Journalist Max Blumenthal called Guaido’s government a “wikipedia-verified government,” denouncing it as “the most public, obvious, overt coup” in history. He added that Guaido is so unknown, even his own backers don’t know his name – Pompeo mispronounced it before the United Nations Security Council that day!
But with the U.S. government building an international movement against Maduro’s democratically elected government, “the poor people in Caracas are looking to us,” Burlingame said, “we have to be clear the U.S. doesn’t have the right or duty” to intervene in Venezuela.
Indeed, solidarity actions by the PSL and others have been widely shared on Venezuelan social media, including by Maduro himself, in the days since the coup attempt began.
Caroline from the DSA noted the U.S. has many illegitimate and undemocratic institutions of its own, from the unelected U.S. Supreme Court to gerrymandered Congressional districts that ensure a 98 percent reelection rate for representatives. PSL member Morgan Artyukhina recalled how the U.S. state has attacked the political opposition here, too: “Opposition candidates like Jill Stein weren’t even allowed to participate in the electoral debates. Jill Stein was arrested trying to get into one of the debates, how is that not shutting down the opposition?”
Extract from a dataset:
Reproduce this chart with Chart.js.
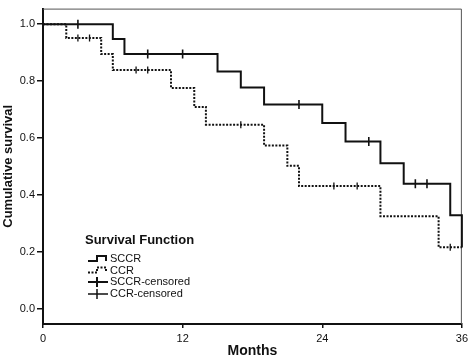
<!DOCTYPE html>
<html>
<head>
<meta charset="utf-8">
<script src="https://cdn.jsdelivr.net/npm/chart.js@4/dist/chart.umd.min.js"></script>
<style>
  body { margin: 0; background: #fff; }
  #wrap { width: 472px; height: 360px; }
</style>
</head>
<body>
<div id="wrap"><canvas id="km" width="472" height="360"></canvas></div>
<script>
// step points of each curve (month, survival)
const sccrTimes = [0, 6, 7, 15, 17, 19, 24, 26, 29, 31, 35, 36];
const sccrSurv  = [1.0, 0.948, 0.895, 0.834, 0.778, 0.718, 0.653, 0.588, 0.511, 0.439, 0.328, 0.215];
const ccrTimes  = [0, 2, 5, 6, 11, 13, 14, 19, 21, 22, 29, 34, 36];
const ccrSurv   = [1.0, 0.952, 0.895, 0.839, 0.776, 0.709, 0.647, 0.574, 0.502, 0.431, 0.325, 0.216, 0.216];

// censored cases
const sccrCensTimes = [3, 9, 12, 22, 28, 32, 33];
const sccrCensSurv  = [1.0, 0.895, 0.895, 0.718, 0.588, 0.439, 0.439];
const ccrCensTimes  = [3, 4, 8, 9, 17, 25, 27, 35];
const ccrCensSurv   = [0.952, 0.952, 0.839, 0.839, 0.647, 0.431, 0.431, 0.216];

const xTicks = [0, 12, 24, 36];
const yTicks = [0.0, 0.2, 0.4, 0.6, 0.8, 1.0];
const legendTitle = 'Survival Function';
const legendLabels = ['SCCR', 'CCR', 'SCCR-censored', 'CCR-censored'];

const FONT = "Arial, 'Liberation Sans', sans-serif";
const INK = '#111';

function pts(xs, ys) {
  return xs.map((x, i) => ({x: x, y: ys[i]}));
}

// frame on top/right + legend block inside the plot
const kmExtras = {
  id: 'kmExtras',
  beforeDatasetsDraw(chart) {
    const c = chart.ctx;
    const a = chart.chartArea;
    c.save();
    c.strokeStyle = '#555';
    c.lineWidth = 1;
    c.beginPath();
    c.moveTo(a.left, a.top + 0.5);
    c.lineTo(a.right - 0.5, a.top + 0.5);
    c.lineTo(a.right - 0.5, a.bottom);
    c.stroke();
    c.restore();
  },
  afterDraw(chart) {
    const c = chart.ctx;
    c.save();
    c.fillStyle = INK;
    c.strokeStyle = INK;
    c.textBaseline = 'middle';
    c.textAlign = 'left';
    c.font = 'bold 13px ' + FONT;
    c.fillText(legendTitle, 85, 240);

    c.font = '11px ' + FONT;
    const rows = [259, 270.5, 282, 294];
    legendLabels.forEach((t, i) => c.fillText(t, 110, rows[i]));

    // SCCR step symbol
    c.lineWidth = 2;
    c.setLineDash([]);
    c.beginPath();
    c.moveTo(88, 261); c.lineTo(97, 261); c.lineTo(97, 256);
    c.lineTo(106, 256); c.lineTo(106, 261);
    c.stroke();
    // CCR dotted step
    c.setLineDash([2, 1.5]);
    c.beginPath();
    c.moveTo(88, 272.5); c.lineTo(97, 272.5); c.lineTo(97, 267.5);
    c.lineTo(106, 267.5); c.lineTo(106, 272.5);
    c.stroke();
    c.setLineDash([]);
    // censored symbols
    c.lineWidth = 2;
    c.beginPath();
    c.moveTo(88, 282); c.lineTo(108, 282);
    c.moveTo(97, 277); c.lineTo(97, 287);
    c.stroke();
    c.lineWidth = 1.5;
    c.beginPath();
    c.moveTo(88, 294); c.lineTo(108, 294);
    c.moveTo(97, 289); c.lineTo(97, 299);
    c.stroke();
    c.restore();
  }
};

new Chart(document.getElementById('km').getContext('2d'), {
  type: 'line',
  data: {
    datasets: [
      {
        label: 'SCCR',
        data: pts(sccrTimes, sccrSurv),
        stepped: true,
        borderColor: INK,
        borderWidth: 2,
        pointRadius: 0,
        clip: 4,
        fill: false
      },
      {
        label: 'CCR',
        data: pts(ccrTimes, ccrSurv),
        stepped: true,
        borderColor: INK,
        borderWidth: 2,
        borderDash: [2, 1.5],
        pointRadius: 0,
        clip: 4,
        fill: false
      },
      {
        label: 'SCCR-censored',
        type: 'scatter',
        data: pts(sccrCensTimes, sccrCensSurv),
        showLine: false,
        pointStyle: 'line',
        rotation: 90,
        pointRadius: 4.5,
        pointBorderWidth: 1.6,
        borderColor: INK
      },
      {
        label: 'CCR-censored',
        type: 'scatter',
        data: pts(ccrCensTimes, ccrCensSurv),
        showLine: false,
        pointStyle: 'line',
        rotation: 90,
        pointRadius: 3.5,
        pointBorderWidth: 1.3,
        borderColor: INK
      }
    ]
  },
  options: {
    responsive: false,
    animation: false,
    devicePixelRatio: 1,
    layout: { padding: { top: 2, right: 6, left: 0, bottom: 0 } },
    plugins: {
      legend: { display: false },
      tooltip: { enabled: false }
    },
    scales: {
      x: {
        type: 'linear',
        min: 0,
        max: 36,
        afterBuildTicks: s => { s.ticks = xTicks.map(v => ({value: v})); },
        afterFit: s => { s.height = 36; },
        border: { color: INK, width: 2 },
        grid: { drawOnChartArea: false, color: INK, tickLength: 4, lineWidth: 1.5 },
        ticks: { color: INK, padding: 4, maxRotation: 0, font: { family: FONT, size: 11 } },
        title: {
          display: true,
          text: 'Months',
          color: INK,
          padding: { top: 0, bottom: 0 },
          font: { family: FONT, size: 14, weight: 'bold' }
        }
      },
      y: {
        min: -0.054,
        max: 1.055,
        afterBuildTicks: s => { s.ticks = yTicks.map(v => ({value: v})); },
        afterFit: s => { s.width = 43; },
        border: { color: INK, width: 2 },
        grid: { drawOnChartArea: false, color: INK, tickLength: 6, lineWidth: 1.5 },
        ticks: {
          color: INK,
          padding: 2,
          font: { family: FONT, size: 11 },
          callback: v => v.toFixed(1)
        },
        title: {
          display: true,
          text: 'Cumulative survival',
          color: INK,
          padding: { top: 1, bottom: 0 },
          font: { family: FONT, size: 13, weight: 'bold' }
        }
      }
    }
  },
  plugins: [kmExtras]
});
</script>
</body>
</html>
“When they say that there’s no democracy in Venezuela, I have to laugh, because they have a democracy there like we’ve never seen before,” they said, noting the deliberate cross-section of society represented in the Venezuelan Constituent Assembly, which is drafting a new constitution for the country. “I think the fact that there is this real, democratic movement happening in Venezuela is an interesting contrast to what is happening in Brazil … that’s the kind of people that these people are, they look at [Brazilian President Jair] Bolsonaro and say, ‘this is a good thing, this is what we want to do in Venezuela.’ That’s just monstrous to me and I hope that sounds monstrous to you, too.”
Brian Becker, National Director of the ANSWER Coalition, said, “The U.S. has no moral authority to preach about democracy.”
“We cannot be neutral in this class struggle,” he said, “we are either for the Bolivarian Revolution or against it.”